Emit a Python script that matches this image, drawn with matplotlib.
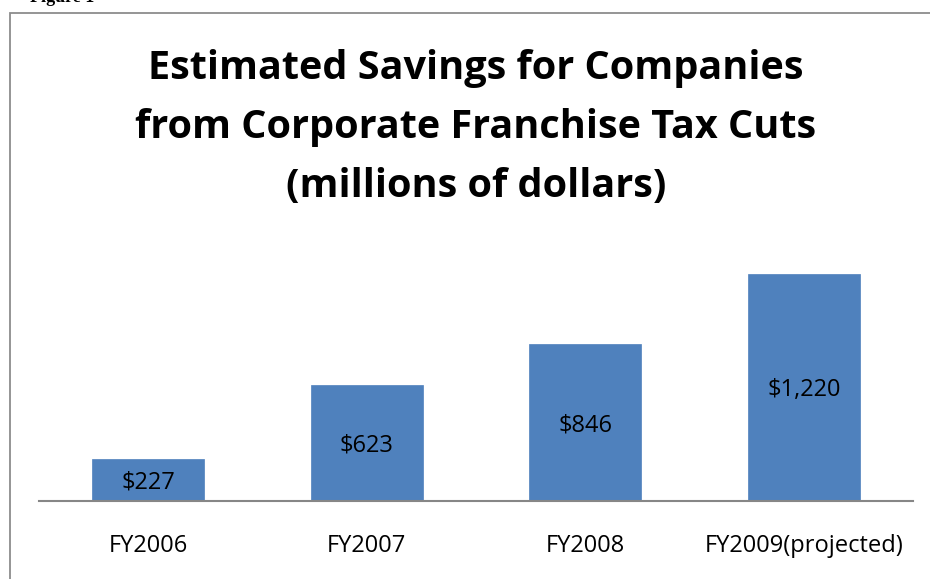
import matplotlib
matplotlib.use("Agg")
import matplotlib.pyplot as plt
from matplotlib.patches import Rectangle
from matplotlib.transforms import offset_copy

categories = ["FY2006", "FY2007", "FY2008", "FY2009(projected)"]
values = [227, 623, 846, 1220]
labels = ["$227", "$623", "$846", "$1,220"]
title = "Estimated Savings for Companies\nfrom Corporate Franchise Tax Cuts\n(millions of dollars)"

W, H = 930, 579
fig = plt.figure(figsize=(W / 100, H / 100), dpi=100)

# chart border
fig.patches.append(Rectangle((10 / W, -0.1), 1.2, 1 - 13 / H + 0.1, transform=fig.transFigure,
                             fill=False, edgecolor="#8c8c8c", linewidth=1.3))
# cropped caption at the very top
fig.text(30 / W, 1 - 2 / H, "Figure 1", family="Liberation Serif", weight="bold",
         fontsize=13, va="baseline", ha="left")

ax_left, ax_right = 39, 913
ax_bottom = 501
ymax = 1400
ppu = (501 - 274) / 1220.0
ax_top = ax_bottom - ymax * ppu
ax = fig.add_axes([ax_left / W, 1 - ax_bottom / H, (ax_right - ax_left) / W, (ax_bottom - ax_top) / H])
ax.set_xlim(-0.5, len(categories) - 0.5)
ax.set_ylim(0, ymax)
x = range(len(categories))
bars = ax.bar(x, values, width=0.513, color="#4F81BD", edgecolor="#4F81BD", linewidth=0.5)
tr = offset_copy(ax.transData, fig=fig, x=0, y=-2, units="points")
for xi, v, lab in zip(x, values, labels):
    ax.text(xi, v / 2, lab, ha="center", va="center", fontsize=17, family="Open Sans",
            color="black", transform=tr)
for s in ["top", "right", "left"]:
    ax.spines[s].set_visible(False)
ax.spines["bottom"].set_color("#868686")
ax.spines["bottom"].set_linewidth(1.5)
ax.set_yticks([])
ax.set_xticks(list(x))
ax.set_xticklabels(categories, fontsize=17, family="Open Sans")
ax.tick_params(axis="x", length=0, pad=24)

fig.text(476 / W, 1 - 49 / H, title, ha="center", va="top", fontsize=28.5, weight="bold",
         family="Open Sans", linespacing=1.66)

fig.savefig("out.png", dpi=100)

- Work required -
Repeat the data exactly, without the pictures.

- Solution to the problem -
Emit a Python script that matches this image, drawn with matplotlib.
import matplotlib
matplotlib.use("Agg")
import matplotlib.pyplot as plt
from matplotlib.patches import Rectangle
from matplotlib.transforms import offset_copy

categories = ["FY2006", "FY2007", "FY2008", "FY2009(projected)"]
values = [227, 623, 846, 1220]
labels = ["$227", "$623", "$846", "$1,220"]
title = "Estimated Savings for Companies\nfrom Corporate Franchise Tax Cuts\n(millions of dollars)"

W, H = 930, 579
fig = plt.figure(figsize=(W / 100, H / 100), dpi=100)

# chart border
fig.patches.append(Rectangle((10 / W, -0.1), 1.2, 1 - 13 / H + 0.1, transform=fig.transFigure,
                             fill=False, edgecolor="#8c8c8c", linewidth=1.3))
# cropped caption at the very top
fig.text(30 / W, 1 - 2 / H, "Figure 1", family="Liberation Serif", weight="bold",
         fontsize=13, va="baseline", ha="left")

ax_left, ax_right = 39, 913
ax_bottom = 501
ymax = 1400
ppu = (501 - 274) / 1220.0
ax_top = ax_bottom - ymax * ppu
ax = fig.add_axes([ax_left / W, 1 - ax_bottom / H, (ax_right - ax_left) / W, (ax_bottom - ax_top) / H])
ax.set_xlim(-0.5, len(categories) - 0.5)
ax.set_ylim(0, ymax)
x = range(len(categories))
bars = ax.bar(x, values, width=0.513, color="#4F81BD", edgecolor="#4F81BD", linewidth=0.5)
tr = offset_copy(ax.transData, fig=fig, x=0, y=-2, units="points")
for xi, v, lab in zip(x, values, labels):
    ax.text(xi, v / 2, lab, ha="center", va="center", fontsize=17, family="Open Sans",
            color="black", transform=tr)
for s in ["top", "right", "left"]:
    ax.spines[s].set_visible(False)
ax.spines["bottom"].set_color("#868686")
ax.spines["bottom"].set_linewidth(1.5)
ax.set_yticks([])
ax.set_xticks(list(x))
ax.set_xticklabels(categories, fontsize=17, family="Open Sans")
ax.tick_params(axis="x", length=0, pad=24)

fig.text(476 / W, 1 - 49 / H, title, ha="center", va="top", fontsize=28.5, weight="bold",
         family="Open Sans", linespacing=1.66)

fig.savefig("out.png", dpi=100)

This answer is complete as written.